David at the Movies: the Show must Come Off
THE LAST SHOWGIRL
Francis Ford Coppola brought us, among other things, the Godfather trilogy, one of cinema’s greatest achievement. Now his granddaughter Gia Coppola, hits the limelight with this near-documentary-style drama about Shelley, an ageing Las Vegas showgirl, played by Pamela Anderson in a raw and searing performance.
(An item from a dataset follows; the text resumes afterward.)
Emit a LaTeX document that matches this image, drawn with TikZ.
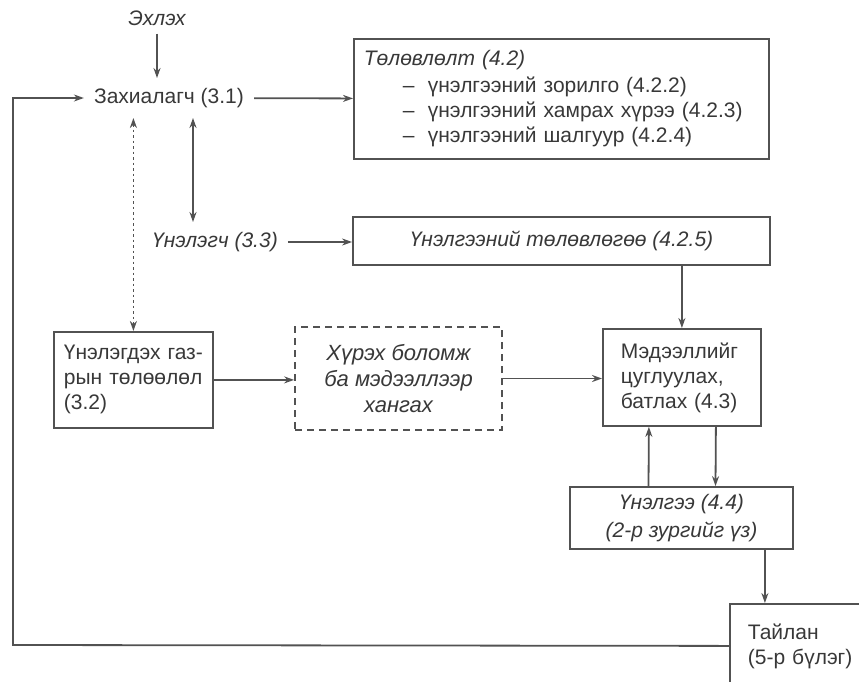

The revue she is in, styled on Paris’s Moulin Rouge –all ‘tits and ass’ as it was memorably described in A Chorus Line – is pretty tame by today’s standards and earmarked for closure.
Shelley tries and fails to reconnect with her semi-estranged daughter (Billie Lourd) and her stage-manager ex-boyfriend (Dave Bautista) At 57, with no other skills, she faces a future of waiting tables and serving cocktails. Jamie Lee Curtis has a star cameo as exactly that, an ex-showgirl cocktail waitress. Curtis steals the movie with a show-stopping solo dance number that reminded me of Gwen Verdon’s heart-rending routines in the original stage version of Sweet Charity.
Despite great acting and moody cinema-tography, The Last Showgirl feels a little flat. The story is too slight and Anderson is the only character given enough development. And there’s too long a wait to see Anderson’s show routine, which is pitch perfect, with a few sad echoes of a tired old drag queen.